Holly Hallstrom, who was one of the long-running game show’s “Barker’s Beauties” for 18 years, was fired in 1995. The show told her she was axed because of her weight, but according to a teaser clip from the new E! docuseries “Dirty Rotten Scandals,” Hallstrom says she was canned for way more nefarious reasons.

“I hate that man,” Hallstrom can be heard saying while choking back tears at the end of the clip.

The E! docuseries digs into Barker’s affair with another one of the show’s models, Dian Parkinson. After Barker broke up with Parkinson, she sued him for sexual harassment. Kathleen Bradley, another former model from the show, recalled in the doc that Parkinson told her that Barker had forced Parkinson “to do things to him in the dressing room, where I didn’t want to do it,” according to a summary of docuseries by People.

Hallstrom said in “Dirty Rotten Scandals” that she believes the real reason she was kicked off the show was because she refused to defend Barker in Parkinson’s case.

“I wanted nothing to do with it,” Hallstrom said in the doc, which proposes that the early years of the game show were rife with sexual harassment and racism. “I was the only one that was asked to give a deposition and did not. I didn’t want to commit felony perjury, which is exactly what it would have been if I gave a testimony.”

“I refused to testify in court, to commit felony perjury for him,” Hallstrom later added to People. “That was the final straw, but it’s against the law to fire an employee for failing to testify on your behalf in a court of law, so they could not fire me for that.”

So, according to Hallstrom, the show went with the weight excuse.

“And then the lawyers called me and started negotiating terms of my retirement,” Hallstrom says in the doc. “And I’m like, ‘I don’t want to retire. There’s no need for me to retire.’ But there really was no choice. Barker wanted me gone. I was being fired, and I would not be coming back… after close to 20 years on the show.”

HuffPost has reached out to “The Price is Right” for comment.

Hallstrom’s life became as stressful as the show’s Plinko game after she decided to share her side of her firing with the tabloid show “Hard Copy,” which prompted Barker to sue her for defamation.

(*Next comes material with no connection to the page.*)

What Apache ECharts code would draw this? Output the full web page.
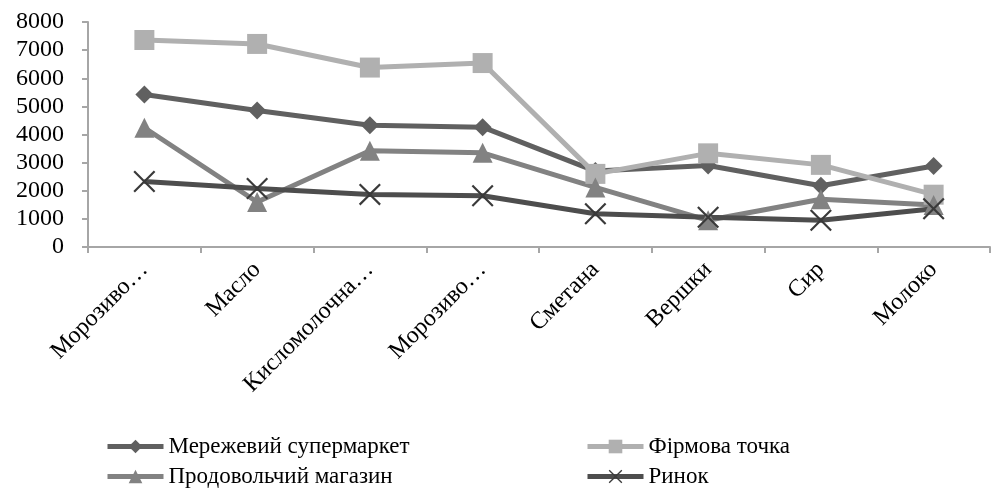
<!DOCTYPE html>
<html><head><meta charset="utf-8">
<script src="https://cdn.jsdelivr.net/npm/echarts@6/dist/echarts.min.js"></script>
<style>html,body{margin:0;padding:0;background:#fff}#c{width:992px;height:494px}</style>
</head><body><div id="c"></div>
<script>
var categories = ['Морозиво…', 'Масло', 'Кисломолочна…', 'Морозиво…', 'Сметана', 'Вершки', 'Сир', 'Молоко'];
var seriesNames = ['Мережевий супермаркет', 'Фірмова точка', 'Продовольчий магазин', 'Ринок'];
var supermarket = [5420, 4850, 4330, 4260, 2700, 2900, 2180, 2880];
var brandStore = [7360, 7220, 6380, 6540, 2600, 3330, 2920, 1860];
var foodShop = [4240, 1600, 3420, 3350, 2120, 950, 1700, 1490];
var market = [2330, 2080, 1870, 1820, 1180, 1060, 950, 1360];
var yTicks = [0, 1000, 2000, 3000, 4000, 5000, 6000, 7000, 8000];

var font = 'Liberation Serif';
var xPath = 'path://M0,0.7L0.7,0L5,4.3L9.3,0L10,0.7L5.7,5L10,9.3L9.3,10L5,5.7L0.7,10L0,9.3L4.3,5Z';
function mk(name, data, color, symbol, size, symColor) {
  return {
    name: name, type: 'line', data: data, symbol: symbol, symbolSize: size,
    lineStyle: {color: color, width: 5}, itemStyle: {color: symColor || color},
    emphasis: {disabled: true}, animation: false
  };
}
function lg(name, left, top) {
  return {
    left: left, top: top, itemWidth: 56, itemHeight: 17, itemGap: 5, padding: 0,
    data: [name], lineStyle: {width: 5},
    textStyle: {fontFamily: font, fontSize: 23, color: '#000'}
  };
}
var chart = echarts.init(document.getElementById('c'));
chart.setOption({
  animation: false,
  textStyle: {fontFamily: font},
  grid: {left: 88, top: 22, right: 2, bottom: 247, containLabel: false},
  xAxis: {
    type: 'category', data: categories, boundaryGap: true,
    axisLine: {lineStyle: {color: '#a6a6a6', width: 2}},
    axisTick: {show: true, length: 6, lineStyle: {color: '#a6a6a6', width: 2}},
    axisLabel: {rotate: 45, fontFamily: font, fontSize: 24, color: '#000', margin: 19, interval: 0}
  },
  yAxis: {
    type: 'value', min: yTicks[0], max: yTicks[yTicks.length - 1], interval: 1000,
    splitLine: {show: false},
    axisLine: {show: true, lineStyle: {color: '#a6a6a6', width: 2}},
    axisTick: {show: true, length: 6, lineStyle: {color: '#a6a6a6', width: 2}},
    axisLabel: {fontFamily: font, fontSize: 24, color: '#000', margin: 24,
      formatter: function (v) { return String(v); }}
  },
  legend: [
    lg(seriesNames[0], 105, 435),
    lg(seriesNames[2], 105, 465),
    lg(seriesNames[1], 585, 435),
    lg(seriesNames[3], 585, 465)
  ],
  series: [
    mk(seriesNames[0], supermarket, '#606060', 'diamond', 18),
    mk(seriesNames[1], brandStore, '#b0b0b0', 'rect', 20),
    mk(seriesNames[2], foodShop, '#828282', 'triangle', 20),
    mk(seriesNames[3], market, '#4d4d4d', xPath, 22, '#3a3a3a')
  ]
});
</script></body></html>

The lawsuit lasted years, and Hallstrom compared the battle against Barker as “overwhelming” and “like fighting a giant machine.”

Five years later, in 2000, Barker eventually dropped his case, prompting Hallstrom to sue him for malicious prosecution, per People.

“They did offer me a settlement that would include a non-disclosure agreement, meaning that I could not speak publicly about the show. But I knew that I was not going to sign an NDA because he is a liar. He is a shameless, self-promoting liar,” Hallstrom said. “I was fired. I had the truth on my side. There was no justice in, ’You can win because you have more money. Over the years, I sold my house, savings account, portfolio. All of it was spent just trying to stay in this lawsuit. I just didn’t want him to win.”

Hallstrom said that thanks to her lawsuit, she eventually “lost everything” and “was totally broke and living out of my car.”

“I couldn’t afford to stay in this lawsuit and I would have to settle, and I was not going to do that,” she said.

Hallstrom told People that she waited until Barker’s death to speak out again because if she had, he would’ve sued her “again in a heartbeat.”

Barker died in 2023 at the age of 99.